The main thing that I’ve taken away from this project is the creative process – coming up with different ideas and how to respond to stimulus. And the briefs and when we want to see the art exhibitions I had a lot of ideas from that. I think I’ve gained a lot in the piece in terms of creativity. I’m a naturally artistic person and so it’s very important to me.
Gendered Intelligence has provided a safe and comfortable environment that has allowed me to explore my creativity and boost my motivation and confidence, while also connecting me to other young trans people. This has also helped me to socialise and become more at ease around others.
Phillip was born in 1991, from Nottingham. He identifies as a trans man, white British and whose sexual orientation is bisexual/ queer. He is currently employed part time.
What I’ve taken away from this project is a sense of community. Before I didn’t really know that many trans people in real life. I knew a lot on line, but I don’t have somewhere where I can just go to meet other trans people. It’s been a very worthwhile experience to actually get out there and meet other people and socialize.
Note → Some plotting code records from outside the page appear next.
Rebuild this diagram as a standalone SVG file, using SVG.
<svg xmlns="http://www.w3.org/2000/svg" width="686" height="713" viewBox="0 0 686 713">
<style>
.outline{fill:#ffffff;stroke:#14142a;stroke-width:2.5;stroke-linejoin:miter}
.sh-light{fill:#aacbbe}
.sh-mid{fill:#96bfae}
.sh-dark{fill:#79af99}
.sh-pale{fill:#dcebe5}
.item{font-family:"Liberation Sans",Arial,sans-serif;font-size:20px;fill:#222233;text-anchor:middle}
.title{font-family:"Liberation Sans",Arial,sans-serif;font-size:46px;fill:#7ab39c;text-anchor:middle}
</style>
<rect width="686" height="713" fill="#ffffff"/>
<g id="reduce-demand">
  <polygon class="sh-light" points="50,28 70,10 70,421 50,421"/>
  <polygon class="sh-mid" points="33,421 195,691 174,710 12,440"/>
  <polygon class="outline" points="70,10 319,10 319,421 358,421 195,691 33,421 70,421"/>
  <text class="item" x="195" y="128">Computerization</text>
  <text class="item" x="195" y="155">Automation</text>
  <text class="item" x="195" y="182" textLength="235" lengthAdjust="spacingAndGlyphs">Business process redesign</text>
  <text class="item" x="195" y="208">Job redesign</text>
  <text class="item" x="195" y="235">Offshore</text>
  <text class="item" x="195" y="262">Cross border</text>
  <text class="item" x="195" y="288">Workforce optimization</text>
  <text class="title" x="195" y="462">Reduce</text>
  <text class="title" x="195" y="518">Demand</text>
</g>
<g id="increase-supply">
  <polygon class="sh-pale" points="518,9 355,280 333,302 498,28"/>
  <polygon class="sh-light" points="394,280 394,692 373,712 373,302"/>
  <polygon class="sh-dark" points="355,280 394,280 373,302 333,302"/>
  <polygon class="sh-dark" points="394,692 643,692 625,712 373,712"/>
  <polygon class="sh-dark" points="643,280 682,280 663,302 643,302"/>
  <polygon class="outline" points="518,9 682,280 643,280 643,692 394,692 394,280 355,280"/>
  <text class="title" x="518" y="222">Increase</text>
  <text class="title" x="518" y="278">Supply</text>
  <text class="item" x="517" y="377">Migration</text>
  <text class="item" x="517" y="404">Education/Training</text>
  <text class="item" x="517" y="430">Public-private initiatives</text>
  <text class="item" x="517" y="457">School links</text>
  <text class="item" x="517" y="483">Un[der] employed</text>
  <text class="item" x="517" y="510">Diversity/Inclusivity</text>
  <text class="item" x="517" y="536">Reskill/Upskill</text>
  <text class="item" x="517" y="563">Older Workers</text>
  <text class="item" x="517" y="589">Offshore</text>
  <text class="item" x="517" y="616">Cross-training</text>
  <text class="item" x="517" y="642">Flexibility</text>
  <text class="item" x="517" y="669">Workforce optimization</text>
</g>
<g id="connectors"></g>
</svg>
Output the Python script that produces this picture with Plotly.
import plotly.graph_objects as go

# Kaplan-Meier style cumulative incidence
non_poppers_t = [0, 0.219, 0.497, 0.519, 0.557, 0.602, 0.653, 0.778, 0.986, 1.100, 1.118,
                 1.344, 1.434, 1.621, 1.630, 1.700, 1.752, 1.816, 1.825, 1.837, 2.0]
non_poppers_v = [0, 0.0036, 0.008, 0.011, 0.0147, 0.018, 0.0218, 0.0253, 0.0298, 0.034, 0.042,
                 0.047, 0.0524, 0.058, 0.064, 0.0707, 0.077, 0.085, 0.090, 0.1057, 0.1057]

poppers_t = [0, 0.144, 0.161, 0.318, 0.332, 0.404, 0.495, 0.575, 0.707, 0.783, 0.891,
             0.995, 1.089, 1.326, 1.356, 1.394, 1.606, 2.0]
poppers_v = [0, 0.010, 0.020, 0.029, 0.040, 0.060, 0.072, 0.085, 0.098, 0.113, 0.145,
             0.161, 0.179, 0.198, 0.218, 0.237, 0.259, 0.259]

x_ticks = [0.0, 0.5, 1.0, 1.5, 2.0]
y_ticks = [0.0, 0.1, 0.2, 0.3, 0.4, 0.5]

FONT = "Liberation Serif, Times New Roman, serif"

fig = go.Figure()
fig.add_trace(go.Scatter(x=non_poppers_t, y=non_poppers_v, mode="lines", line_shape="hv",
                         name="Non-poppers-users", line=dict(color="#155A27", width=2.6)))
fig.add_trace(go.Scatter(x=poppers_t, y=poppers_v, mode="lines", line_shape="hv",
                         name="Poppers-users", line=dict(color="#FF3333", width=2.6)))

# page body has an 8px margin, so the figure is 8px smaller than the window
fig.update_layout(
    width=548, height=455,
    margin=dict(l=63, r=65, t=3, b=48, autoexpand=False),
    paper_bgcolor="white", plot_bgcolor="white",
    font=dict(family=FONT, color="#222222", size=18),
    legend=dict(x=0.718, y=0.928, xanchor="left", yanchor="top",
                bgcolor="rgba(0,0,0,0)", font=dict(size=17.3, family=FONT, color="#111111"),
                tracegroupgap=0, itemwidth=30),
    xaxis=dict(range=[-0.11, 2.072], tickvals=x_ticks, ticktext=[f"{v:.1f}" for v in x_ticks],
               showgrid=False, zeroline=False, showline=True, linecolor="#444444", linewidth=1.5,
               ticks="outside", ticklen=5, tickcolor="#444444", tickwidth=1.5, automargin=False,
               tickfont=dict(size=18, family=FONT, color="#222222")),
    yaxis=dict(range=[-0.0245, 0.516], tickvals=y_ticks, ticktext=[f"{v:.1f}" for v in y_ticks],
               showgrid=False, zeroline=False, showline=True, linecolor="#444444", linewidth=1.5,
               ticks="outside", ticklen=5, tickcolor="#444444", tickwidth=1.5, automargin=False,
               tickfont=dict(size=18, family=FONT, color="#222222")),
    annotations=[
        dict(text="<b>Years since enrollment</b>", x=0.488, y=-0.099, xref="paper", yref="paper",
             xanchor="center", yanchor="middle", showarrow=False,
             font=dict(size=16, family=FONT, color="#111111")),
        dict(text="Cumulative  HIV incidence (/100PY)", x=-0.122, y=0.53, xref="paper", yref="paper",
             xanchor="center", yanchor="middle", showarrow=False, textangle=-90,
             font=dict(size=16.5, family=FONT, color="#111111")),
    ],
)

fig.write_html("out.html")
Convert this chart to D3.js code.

I’m hoping to get along to future Gendered Intelligence events. I think it is a valuable resource for any young trans person who may feel that there isn’t enough where they live. It’s definitely been a worthwhile experience.
I wanted to attend those workshops as I had never had any confidence in any form of artwork and would always think it was rubbish it and throw it away. These workshops allowed me to do artwork and actually present it and have pride in the work I produce. Attending GI has also been an invaluable social resource and a chance to meet other trans people and to belong and feel safe somewhere. As someone who often feels very alone, this experience has been a huge boost for me.
Zane, age 20 came from Crewe. They identify as gender queer, which means to identify as outside of, or beyond the identity categories of male and female.
I’m working on a piece that’s to do with…. I was thinking about emotions in relation to being trans. I was thinking about the kind of freedom and release that you get when you feel comfortable in knowing that you’re trans and to me freedom is all about a light feeling, almost being able to fly. But I also feel like even though I know what I am there’s a pressure from other people which is why there is a crouched expression to the image, like being pushed down as well as some kind of feeling… whenever I’m around some members of my family my identity is pushed down, so that’s what that part of the image is about.
I feel like this project has given me…. I often do a lot of art but I don’t do it in a social environment. I work on my own and being around other people has given me a way of bouncing ideas off other people to be inspired by other people’s work and not work so much in a vacuum producing the same set of ideas over and over again with very little variation and very little challenge to myself.
Raven identifies also as gender queer. They are 24 and live in Brighton.
The workshops have been really great – to explore different aspects of trans experience with other people and also to have the space and the time to be allowed to explore these things through art in a relaxed fashion and supportive environment.
I think this project has enabled me to artistically explore aspects of my trans identity and experience in ways that I would not have had the resources or stimulus to do otherwise. Being involved in the project alongside other young people has also helped make to frame my options and experience in a more positive way, through the work. It has encouraged me to make something positive, creative, attractive and productive out of my experience as a young trans person, which has been hugely positive in terms of how I view my transition more widely.
Philippa is 25 and lives in Crawley. She identifies as female. She has been unemployed for several years and describes herself as a person with ‘low confidence’.
The project has enabled me to meet new people and explore my creative side. I have not had an opportunity to explore this before outside this environment.
David is 17, and lives in Surrey. He identifies as a trans man. He is currently not working or studying, but hopes to in the future.
This project has helped me to begin feeling a bit happier and proud of my work, even though I still found it difficult to share my personal work. It made me realise that even though I’ve still got a long way to fully accepting myself, being surrounded by and talking to people I can relate to is slowly making me respect and understand myself.